As Stjernfelt and Lauritzen point out, ‘freedom of speech’ includes freedom of access to information, so it’s appropriate as well as fortunate that they’ve allowed open access to it. Like Turning Signs, it comes with a Creative Commons license. At this traditionally hyperconsumptive time of year, it’s good to see the Commons growing!

Finally i’m really happy to see the website of Local Food Manitoulin. This is the kind of community initiative that can address all four sides of the current crisis: ecology, energy, economy and equity. It doesn’t ask you to indulge in either optimism or pessimism about the climate emergency, because it can work (locally, of course) toward both prevention and mitigation of the worst effects of global heating.

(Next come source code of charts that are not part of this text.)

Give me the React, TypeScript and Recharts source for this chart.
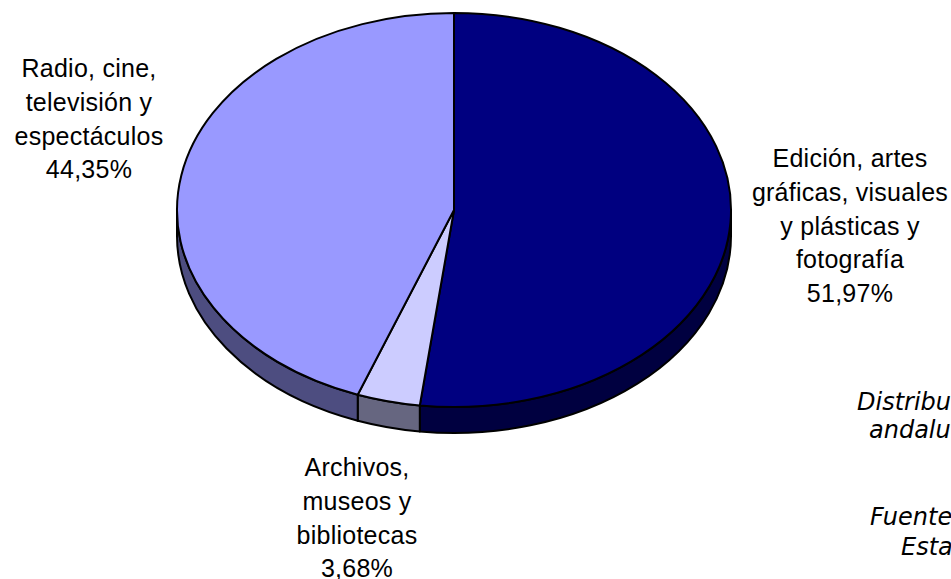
import React from "react";
import { PieChart, Pie, Cell } from "recharts";

const categories = ["Edición, artes gráficas, visuales y plásticas y fotografía", "Archivos, museos y bibliotecas", "Radio, cine, televisión y espectáculos"];
const shares = [51.97, 3.68, 44.35];
const topColors = ["#000080", "#CCCCFF", "#9999FF"];
const wallColors = ["#000040", "#666680", "#4D4D80"];
const labelLines = [
  ["Edición, artes", "gráficas, visuales", "y plásticas y", "fotografía", "51,97%"],
  ["Archivos,", "museos y", "bibliotecas", "3,68%"],
  ["Radio, cine,", "televisión y", "espectáculos", "44,35%"],
];
const noteLines = [
  ["Distribu", "andalu"],
  ["Fuente", "Esta"],
];

const data = categories.map((name, i) => ({ name, value: shares[i] }));

const W = 951, H = 579;
const CX = 454, CY = 210, RX = 277, RY = 197, DEPTH = 26;
const RATIO = RY / RX;
const RAD = Math.PI / 180;

function pt(cx: number, cy: number, r: number, a: number, dy = 0) {
  return [cx + r * Math.cos(a * RAD), cy - r * RATIO * Math.sin(a * RAD) + dy];
}

function TopSector(p: any) {
  const { cx, cy, outerRadius: r, startAngle, endAngle, fill } = p;
  const [x1, y1] = pt(cx, cy, r, startAngle);
  const [x2, y2] = pt(cx, cy, r, endAngle);
  const large = Math.abs(endAngle - startAngle) > 180 ? 1 : 0;
  const d = `M${cx},${cy} L${x1},${y1} A${r},${r * RATIO} 0 ${large} 1 ${x2},${y2} Z`;
  return <path d={d} fill={fill} stroke="#000" strokeWidth={2} strokeLinejoin="round" />;
}

function WallSector(p: any) {
  const { cx, cy, outerRadius: r, startAngle, endAngle, fill } = p;
  // only the part of the rim facing the viewer (below the horizontal axis)
  const a1 = Math.min(startAngle, 0);
  const a2 = Math.max(endAngle, -180);
  if (a1 <= a2) return <g />;
  const [x1, y1] = pt(cx, cy, r, a1);
  const [x2, y2] = pt(cx, cy, r, a2);
  const [x3, y3] = pt(cx, cy, r, a2, DEPTH);
  const [x4, y4] = pt(cx, cy, r, a1, DEPTH);
  const ry = r * RATIO;
  const d = `M${x1},${y1} A${r},${ry} 0 0 1 ${x2},${y2} L${x3},${y3} A${r},${ry} 0 0 0 ${x4},${y4} Z`;
  return <path d={d} fill={fill} stroke="#000" strokeWidth={2} strokeLinejoin="round" />;
}

const labelStyle = { fontFamily: "'Liberation Sans', Arial, sans-serif", fontSize: 25, letterSpacing: 0.25, fill: "#000" };
const noteStyle = { fontFamily: "'DejaVu Sans', Verdana, sans-serif", fontSize: 24, fontStyle: "italic" as const, fill: "#000" };

const labelAnchors = [
  { x: 850, y: 167 },
  { x: 357, y: 476 },
  { x: 89, y: 77 },
];
const LINE = 33.8;

export default function App() {
  return (
    <div style={{ position: "absolute", left: 0, top: 0, width: W, height: H, overflow: "hidden", background: "#fff" }}>
      <PieChart width={W} height={H} margin={{ top: 0, right: 0, bottom: 0, left: 0 }}>
        <Pie data={data} dataKey="value" cx={CX} cy={CY} outerRadius={RX} innerRadius={0} startAngle={90} endAngle={-270}
          stroke="none" isAnimationActive={false} shape={WallSector} legendType="none">
          {wallColors.map((c) => <Cell key={c} fill={c} />)}
        </Pie>
        <Pie data={data} dataKey="value" cx={CX} cy={CY} outerRadius={RX} innerRadius={0} startAngle={90} endAngle={-270}
          stroke="none" isAnimationActive={false} shape={TopSector} legendType="none">
          {topColors.map((c) => <Cell key={c} fill={c} />)}
        </Pie>
        {labelLines.map((lines, i) => (
          <text key={i} textAnchor="middle" style={labelStyle}>
            {lines.map((l, j) => (
              <tspan key={j} x={labelAnchors[i].x} y={labelAnchors[i].y + j * LINE}>{l}</tspan>
            ))}
          </text>
        ))}
        <text style={noteStyle}>
          <tspan x={857} y={410}>{noteLines[0][0]}</tspan>
          <tspan x={869} y={438}>{noteLines[0][1]}</tspan>
          <tspan x={870} y={525}>{noteLines[1][0]}</tspan>
          <tspan x={901} y={555}>{noteLines[1][1]}</tspan>
        </text>
      </PieChart>
    </div>
  );
}
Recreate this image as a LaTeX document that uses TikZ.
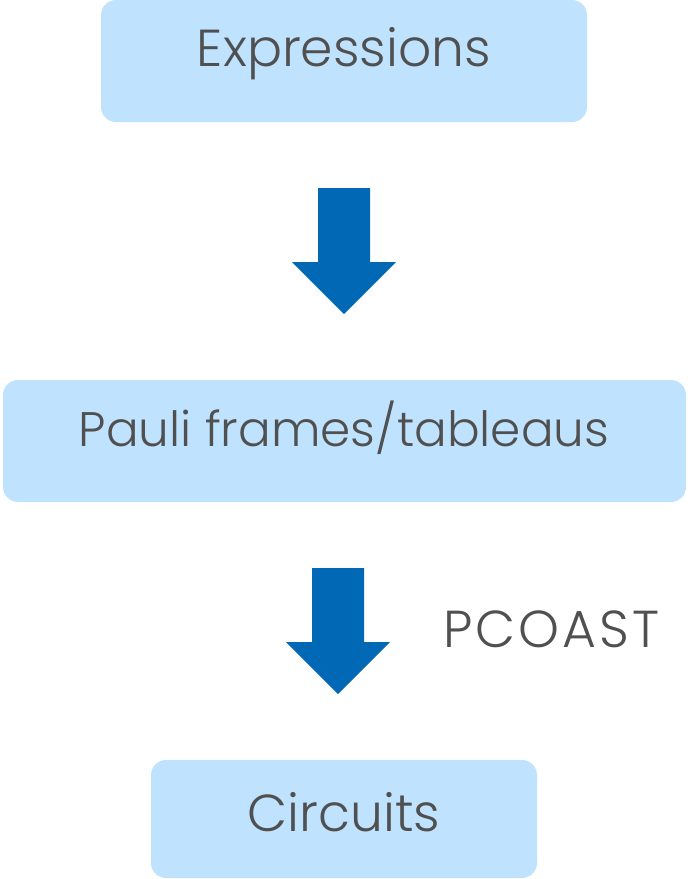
\documentclass[tikz,border=0pt]{standalone}
\usepackage{fontspec}
\setmainfont{Poppins}[UprightFont=* Light]
\usepackage{xcolor}
\usepackage{tikz}
\usetikzlibrary{shapes,positioning}

\definecolor{boxblue}{HTML}{BFE3FF}
\definecolor{arrowblue}{HTML}{0068B5}
\definecolor{textgray}{HTML}{505050}

\begin{document}
\begin{tikzpicture}[
    x=1pt, y=-1pt,
    stage/.style={rectangle, rounded corners=15pt, fill=boxblue, inner sep=0pt, minimum height=122pt},
    flow/.style={fill=arrowblue},
    caption/.style={text=textgray, font=\fontsize{52}{60}\selectfont, inner sep=0pt}
]
\useasboundingbox (0,0) rectangle (692,879);

% Stages
\node[stage, minimum width=486pt] (expr) at (344,61) {};
\node[stage, minimum width=683pt] (pauli) at (344.5,441) {};
\node[stage, minimum width=386pt, minimum height=118pt] (circ) at (344,819) {};

% Texts
\node[caption, anchor=base] (exprtxt) at (344,66) {Expressions};
\node[caption, anchor=base, font=\fontsize{48.5}{60}\selectfont] (paulitxt) at (344,446) {Pauli frames/tableaus};
\node[caption, anchor=base] (circtxt) at (344,831) {Circuits};
\node[caption, anchor=base west, font=\fontsize{52}{60}\selectfont\addfontfeature{LetterSpace=6}] (pcoast) at (443,647) {PCOAST};

% Block arrows
\coordinate (a1) at (344,188);
\coordinate (a2) at (338,568);
\foreach \a in {a1,a2}
    \fill[flow] (\a) ++(-26,0) -- ++(52,0) -- ++(0,74) -- ++(26,0) -- ++(-52,52)
        -- ++(-52,-52) -- ++(26,0) -- cycle;
\end{tikzpicture}
\end{document}
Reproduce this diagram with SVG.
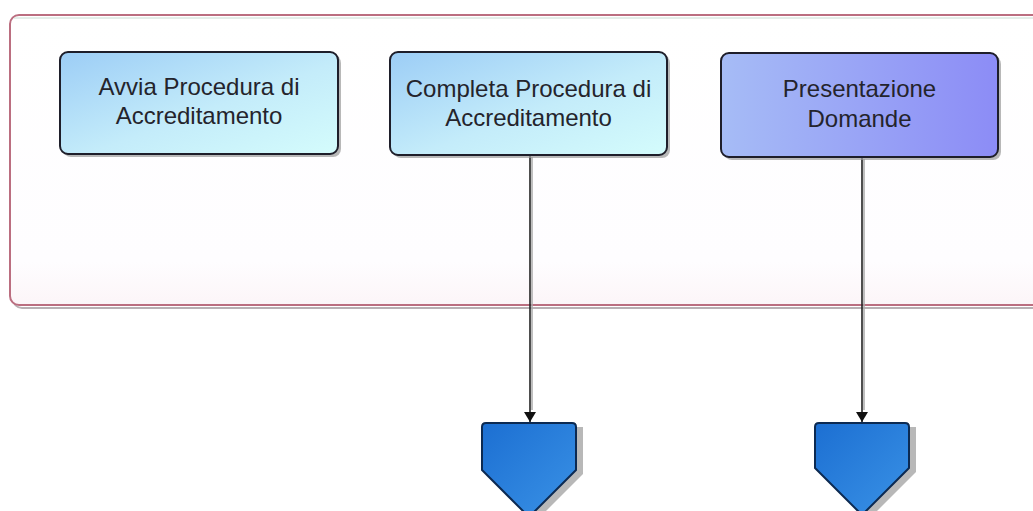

At our latitude, we’re sinking into the darkest part of the year (for those of us who are solar powered, at least). But we have the winter solstice coming up in less than two weeks, and things are bound to get brighter after that. In the meantime let us carry on with the upheaval, or transition, or whatever we call it. And keep in touch with the Earth.

Novemberpuddle
photo by Pam Jackson

Conscycles

And they leap so looply, looply, as they link to light.

Finnegans Wake 226

Symbols (and even natural or non-symbolic dicisigns as self-representing signs) are the semiotic equivalent, or mental manifestation, of the brain processes that appear as consciousness. This self-representation is a feedforward-feedback cycle like the meaning cycle. Thomas Metzinger explains:

In conscious visual processing, for example, high-level information is dynamically mapped back to low-level information, but it all refers to the same retinal image. Each time your eyes land on a scene (remember, your eye makes about three saccades per second), there is a feedforward-feedback cycle about the current image, and that cycle gives you the detailed conscious percept of that scene. You continuously make conscious snapshots of the world via these feedforward-feedback cycles. In a more general sense, the principle is that the almost continuous feedback-loops from higher to lower areas create an ongoing cycle, a circular nested flow of information, in which what happened a few milliseconds ago is dynamically mapped back to what is coming in right now. In this way, the immediate past continuously creates a context for the present— it filters what can be experienced right now. We see how an old philosophical idea is refined and spelled out by modern neuroscience on the nuts-and-bolts level. A standing context-loop is created. And this may be a deeper insight into the essence of the world-creating function of conscious experience: Conscious information seems to be integrated and unified precisely because the underlying physical process is mapped back onto itself and becomes its own context. If we apply this idea not to single representations, such as the visual experience of an apple in your hand, but to the brain’s unified portrait of the world as a whole, then the dynamic flow of conscious experience appears as the result of a continuous large-scale application of the brain’s prior knowledge to the current situation. If you are conscious, the overall process of perceiving, learning, and living creates a context for itself— and that is how your reality turns into a lived reality.

— Metzinger 2009, 31-32

Nutshells

The shorter the scripture, the more it says to the deep reader. For instance the very compactness of the Sefer Yetzirah contributed greatly to its seminal nature as the primary source of so much Kabbalistic symbolism. ‘Everyone found in the book more or less what he was looking for,’ as Scholem (1962, 34) says. Likewise you can find your turning symbol in the fragments of Heraclitus, the Tao Te Ching, the Gospel of Thomas, or Dogen’s ‘GenjoKoan’, if you read them recreatively.

For Thomas Traherne it was the Cross: ‘There may we see the most Distant Things in Eternity united: all Mysteries at once couched together and Explained’ (First Century 58). The Cross is, of course, the point of Crossing, or of fixation or final determination – or, as the icon of extension, the monad pulled in the four directions at once, the point turned inside out.